— Brief —
Retype the complete listing exactly as it appears.

— Raw data —
+ + + + +
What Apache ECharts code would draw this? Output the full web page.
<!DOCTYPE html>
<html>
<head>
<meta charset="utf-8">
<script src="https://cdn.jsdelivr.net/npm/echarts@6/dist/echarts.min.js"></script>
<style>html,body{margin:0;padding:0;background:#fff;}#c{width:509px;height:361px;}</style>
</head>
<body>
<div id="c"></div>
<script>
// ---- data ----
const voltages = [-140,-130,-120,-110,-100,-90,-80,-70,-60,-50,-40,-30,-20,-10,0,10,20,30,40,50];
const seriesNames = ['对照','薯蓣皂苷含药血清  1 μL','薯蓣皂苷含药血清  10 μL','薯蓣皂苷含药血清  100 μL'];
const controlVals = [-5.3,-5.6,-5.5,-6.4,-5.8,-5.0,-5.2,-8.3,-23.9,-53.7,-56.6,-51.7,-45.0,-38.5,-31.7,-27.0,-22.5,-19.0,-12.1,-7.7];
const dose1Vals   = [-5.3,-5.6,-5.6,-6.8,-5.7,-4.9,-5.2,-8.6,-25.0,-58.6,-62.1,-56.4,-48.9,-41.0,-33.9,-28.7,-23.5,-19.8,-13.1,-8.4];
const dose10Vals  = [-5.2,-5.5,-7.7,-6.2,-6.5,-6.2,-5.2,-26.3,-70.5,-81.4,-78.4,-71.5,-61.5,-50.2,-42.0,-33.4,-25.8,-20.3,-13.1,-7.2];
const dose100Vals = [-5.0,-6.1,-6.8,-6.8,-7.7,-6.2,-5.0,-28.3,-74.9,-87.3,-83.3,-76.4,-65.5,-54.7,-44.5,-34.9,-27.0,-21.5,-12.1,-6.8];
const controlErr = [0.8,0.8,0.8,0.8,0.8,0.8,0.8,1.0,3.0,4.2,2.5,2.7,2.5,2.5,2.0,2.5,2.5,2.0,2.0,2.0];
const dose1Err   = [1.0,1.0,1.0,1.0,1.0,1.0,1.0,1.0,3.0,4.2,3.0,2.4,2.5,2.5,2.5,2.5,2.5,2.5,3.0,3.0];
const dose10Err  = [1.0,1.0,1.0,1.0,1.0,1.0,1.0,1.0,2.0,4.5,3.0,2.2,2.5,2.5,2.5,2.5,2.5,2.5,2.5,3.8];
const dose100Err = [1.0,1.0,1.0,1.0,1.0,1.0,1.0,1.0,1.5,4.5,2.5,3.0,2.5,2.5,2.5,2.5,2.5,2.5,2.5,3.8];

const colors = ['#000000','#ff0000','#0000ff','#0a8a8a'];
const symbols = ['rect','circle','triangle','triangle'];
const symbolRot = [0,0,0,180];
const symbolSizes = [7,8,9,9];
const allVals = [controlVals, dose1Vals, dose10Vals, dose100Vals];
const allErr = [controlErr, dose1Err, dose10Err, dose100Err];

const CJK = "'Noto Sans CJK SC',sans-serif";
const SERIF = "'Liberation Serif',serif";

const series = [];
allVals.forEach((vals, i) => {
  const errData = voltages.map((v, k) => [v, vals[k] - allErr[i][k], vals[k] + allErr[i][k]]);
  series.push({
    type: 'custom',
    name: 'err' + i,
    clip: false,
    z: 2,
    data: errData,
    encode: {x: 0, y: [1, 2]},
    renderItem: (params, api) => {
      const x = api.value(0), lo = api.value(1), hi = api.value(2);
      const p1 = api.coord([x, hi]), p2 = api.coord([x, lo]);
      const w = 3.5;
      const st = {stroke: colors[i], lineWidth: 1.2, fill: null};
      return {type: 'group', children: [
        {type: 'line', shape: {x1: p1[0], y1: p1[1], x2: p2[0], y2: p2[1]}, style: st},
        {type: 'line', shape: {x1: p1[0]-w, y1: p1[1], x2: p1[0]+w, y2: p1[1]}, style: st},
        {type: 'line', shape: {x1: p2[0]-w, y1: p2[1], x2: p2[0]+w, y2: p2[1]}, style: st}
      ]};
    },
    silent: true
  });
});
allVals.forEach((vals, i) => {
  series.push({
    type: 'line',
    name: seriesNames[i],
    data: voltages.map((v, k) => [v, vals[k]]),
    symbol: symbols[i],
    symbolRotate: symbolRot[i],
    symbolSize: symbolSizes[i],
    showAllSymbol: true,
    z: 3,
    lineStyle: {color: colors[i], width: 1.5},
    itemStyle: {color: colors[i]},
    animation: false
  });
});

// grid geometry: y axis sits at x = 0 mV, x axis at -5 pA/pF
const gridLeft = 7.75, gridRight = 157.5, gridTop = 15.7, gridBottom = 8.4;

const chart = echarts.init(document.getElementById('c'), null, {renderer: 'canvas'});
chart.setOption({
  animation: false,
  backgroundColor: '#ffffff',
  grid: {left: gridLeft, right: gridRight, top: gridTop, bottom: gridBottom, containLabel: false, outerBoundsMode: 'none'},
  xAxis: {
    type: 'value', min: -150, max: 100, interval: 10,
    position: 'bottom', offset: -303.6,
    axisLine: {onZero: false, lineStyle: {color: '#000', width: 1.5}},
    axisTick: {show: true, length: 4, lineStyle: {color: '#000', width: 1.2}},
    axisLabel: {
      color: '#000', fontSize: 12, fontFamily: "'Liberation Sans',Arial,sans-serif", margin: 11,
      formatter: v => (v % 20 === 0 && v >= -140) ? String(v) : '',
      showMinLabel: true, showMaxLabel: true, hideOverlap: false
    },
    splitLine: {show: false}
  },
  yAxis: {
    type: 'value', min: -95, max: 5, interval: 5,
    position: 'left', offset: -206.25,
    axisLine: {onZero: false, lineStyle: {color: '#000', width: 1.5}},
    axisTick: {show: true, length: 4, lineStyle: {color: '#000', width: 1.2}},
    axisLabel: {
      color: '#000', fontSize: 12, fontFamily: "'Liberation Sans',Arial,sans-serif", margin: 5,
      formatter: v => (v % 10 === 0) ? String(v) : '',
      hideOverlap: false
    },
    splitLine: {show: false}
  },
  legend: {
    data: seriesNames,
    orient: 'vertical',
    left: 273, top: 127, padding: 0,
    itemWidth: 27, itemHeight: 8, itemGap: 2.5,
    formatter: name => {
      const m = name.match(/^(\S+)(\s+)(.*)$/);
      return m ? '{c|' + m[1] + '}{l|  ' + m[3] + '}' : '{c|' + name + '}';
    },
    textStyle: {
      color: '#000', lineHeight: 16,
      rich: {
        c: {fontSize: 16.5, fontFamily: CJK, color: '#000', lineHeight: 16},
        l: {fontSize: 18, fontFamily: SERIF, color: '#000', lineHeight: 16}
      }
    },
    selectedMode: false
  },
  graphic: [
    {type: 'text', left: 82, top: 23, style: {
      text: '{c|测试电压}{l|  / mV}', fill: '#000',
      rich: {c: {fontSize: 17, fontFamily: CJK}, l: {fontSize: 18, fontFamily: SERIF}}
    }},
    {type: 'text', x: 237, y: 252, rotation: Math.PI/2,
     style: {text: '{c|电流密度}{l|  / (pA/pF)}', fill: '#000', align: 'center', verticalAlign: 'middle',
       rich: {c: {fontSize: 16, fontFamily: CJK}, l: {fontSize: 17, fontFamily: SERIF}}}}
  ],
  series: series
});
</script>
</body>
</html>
+ + + + +
— Result of the task —
What Apache ECharts code would draw this? Output the full web page.
<!DOCTYPE html>
<html>
<head>
<meta charset="utf-8">
<script src="https://cdn.jsdelivr.net/npm/echarts@6/dist/echarts.min.js"></script>
<style>html,body{margin:0;padding:0;background:#fff;}#c{width:509px;height:361px;}</style>
</head>
<body>
<div id="c"></div>
<script>
// ---- data ----
const voltages = [-140,-130,-120,-110,-100,-90,-80,-70,-60,-50,-40,-30,-20,-10,0,10,20,30,40,50];
const seriesNames = ['对照','薯蓣皂苷含药血清  1 μL','薯蓣皂苷含药血清  10 μL','薯蓣皂苷含药血清  100 μL'];
const controlVals = [-5.3,-5.6,-5.5,-6.4,-5.8,-5.0,-5.2,-8.3,-23.9,-53.7,-56.6,-51.7,-45.0,-38.5,-31.7,-27.0,-22.5,-19.0,-12.1,-7.7];
const dose1Vals   = [-5.3,-5.6,-5.6,-6.8,-5.7,-4.9,-5.2,-8.6,-25.0,-58.6,-62.1,-56.4,-48.9,-41.0,-33.9,-28.7,-23.5,-19.8,-13.1,-8.4];
const dose10Vals  = [-5.2,-5.5,-7.7,-6.2,-6.5,-6.2,-5.2,-26.3,-70.5,-81.4,-78.4,-71.5,-61.5,-50.2,-42.0,-33.4,-25.8,-20.3,-13.1,-7.2];
const dose100Vals = [-5.0,-6.1,-6.8,-6.8,-7.7,-6.2,-5.0,-28.3,-74.9,-87.3,-83.3,-76.4,-65.5,-54.7,-44.5,-34.9,-27.0,-21.5,-12.1,-6.8];
const controlErr = [0.8,0.8,0.8,0.8,0.8,0.8,0.8,1.0,3.0,4.2,2.5,2.7,2.5,2.5,2.0,2.5,2.5,2.0,2.0,2.0];
const dose1Err   = [1.0,1.0,1.0,1.0,1.0,1.0,1.0,1.0,3.0,4.2,3.0,2.4,2.5,2.5,2.5,2.5,2.5,2.5,3.0,3.0];
const dose10Err  = [1.0,1.0,1.0,1.0,1.0,1.0,1.0,1.0,2.0,4.5,3.0,2.2,2.5,2.5,2.5,2.5,2.5,2.5,2.5,3.8];
const dose100Err = [1.0,1.0,1.0,1.0,1.0,1.0,1.0,1.0,1.5,4.5,2.5,3.0,2.5,2.5,2.5,2.5,2.5,2.5,2.5,3.8];

const colors = ['#000000','#ff0000','#0000ff','#0a8a8a'];
const symbols = ['rect','circle','triangle','triangle'];
const symbolRot = [0,0,0,180];
const symbolSizes = [7,8,9,9];
const allVals = [controlVals, dose1Vals, dose10Vals, dose100Vals];
const allErr = [controlErr, dose1Err, dose10Err, dose100Err];

const CJK = "'Noto Sans CJK SC',sans-serif";
const SERIF = "'Liberation Serif',serif";

const series = [];
allVals.forEach((vals, i) => {
  const errData = voltages.map((v, k) => [v, vals[k] - allErr[i][k], vals[k] + allErr[i][k]]);
  series.push({
    type: 'custom',
    name: 'err' + i,
    clip: false,
    z: 2,
    data: errData,
    encode: {x: 0, y: [1, 2]},
    renderItem: (params, api) => {
      const x = api.value(0), lo = api.value(1), hi = api.value(2);
      const p1 = api.coord([x, hi]), p2 = api.coord([x, lo]);
      const w = 3.5;
      const st = {stroke: colors[i], lineWidth: 1.2, fill: null};
      return {type: 'group', children: [
        {type: 'line', shape: {x1: p1[0], y1: p1[1], x2: p2[0], y2: p2[1]}, style: st},
        {type: 'line', shape: {x1: p1[0]-w, y1: p1[1], x2: p1[0]+w, y2: p1[1]}, style: st},
        {type: 'line', shape: {x1: p2[0]-w, y1: p2[1], x2: p2[0]+w, y2: p2[1]}, style: st}
      ]};
    },
    silent: true
  });
});
allVals.forEach((vals, i) => {
  series.push({
    type: 'line',
    name: seriesNames[i],
    data: voltages.map((v, k) => [v, vals[k]]),
    symbol: symbols[i],
    symbolRotate: symbolRot[i],
    symbolSize: symbolSizes[i],
    showAllSymbol: true,
    z: 3,
    lineStyle: {color: colors[i], width: 1.5},
    itemStyle: {color: colors[i]},
    animation: false
  });
});

// grid geometry: y axis sits at x = 0 mV, x axis at -5 pA/pF
const gridLeft = 7.75, gridRight = 157.5, gridTop = 15.7, gridBottom = 8.4;

const chart = echarts.init(document.getElementById('c'), null, {renderer: 'canvas'});
chart.setOption({
  animation: false,
  backgroundColor: '#ffffff',
  grid: {left: gridLeft, right: gridRight, top: gridTop, bottom: gridBottom, containLabel: false, outerBoundsMode: 'none'},
  xAxis: {
    type: 'value', min: -150, max: 100, interval: 10,
    position: 'bottom', offset: -303.6,
    axisLine: {onZero: false, lineStyle: {color: '#000', width: 1.5}},
    axisTick: {show: true, length: 4, lineStyle: {color: '#000', width: 1.2}},
    axisLabel: {
      color: '#000', fontSize: 12, fontFamily: "'Liberation Sans',Arial,sans-serif", margin: 11,
      formatter: v => (v % 20 === 0 && v >= -140) ? String(v) : '',
      showMinLabel: true, showMaxLabel: true, hideOverlap: false
    },
    splitLine: {show: false}
  },
  yAxis: {
    type: 'value', min: -95, max: 5, interval: 5,
    position: 'left', offset: -206.25,
    axisLine: {onZero: false, lineStyle: {color: '#000', width: 1.5}},
    axisTick: {show: true, length: 4, lineStyle: {color: '#000', width: 1.2}},
    axisLabel: {
      color: '#000', fontSize: 12, fontFamily: "'Liberation Sans',Arial,sans-serif", margin: 5,
      formatter: v => (v % 10 === 0) ? String(v) : '',
      hideOverlap: false
    },
    splitLine: {show: false}
  },
  legend: {
    data: seriesNames,
    orient: 'vertical',
    left: 273, top: 127, padding: 0,
    itemWidth: 27, itemHeight: 8, itemGap: 2.5,
    formatter: name => {
      const m = name.match(/^(\S+)(\s+)(.*)$/);
      return m ? '{c|' + m[1] + '}{l|  ' + m[3] + '}' : '{c|' + name + '}';
    },
    textStyle: {
      color: '#000', lineHeight: 16,
      rich: {
        c: {fontSize: 16.5, fontFamily: CJK, color: '#000', lineHeight: 16},
        l: {fontSize: 18, fontFamily: SERIF, color: '#000', lineHeight: 16}
      }
    },
    selectedMode: false
  },
  graphic: [
    {type: 'text', left: 82, top: 23, style: {
      text: '{c|测试电压}{l|  / mV}', fill: '#000',
      rich: {c: {fontSize: 17, fontFamily: CJK}, l: {fontSize: 18, fontFamily: SERIF}}
    }},
    {type: 'text', x: 237, y: 252, rotation: Math.PI/2,
     style: {text: '{c|电流密度}{l|  / (pA/pF)}', fill: '#000', align: 'center', verticalAlign: 'middle',
       rich: {c: {fontSize: 16, fontFamily: CJK}, l: {fontSize: 17, fontFamily: SERIF}}}}
  ],
  series: series
});
</script>
</body>
</html>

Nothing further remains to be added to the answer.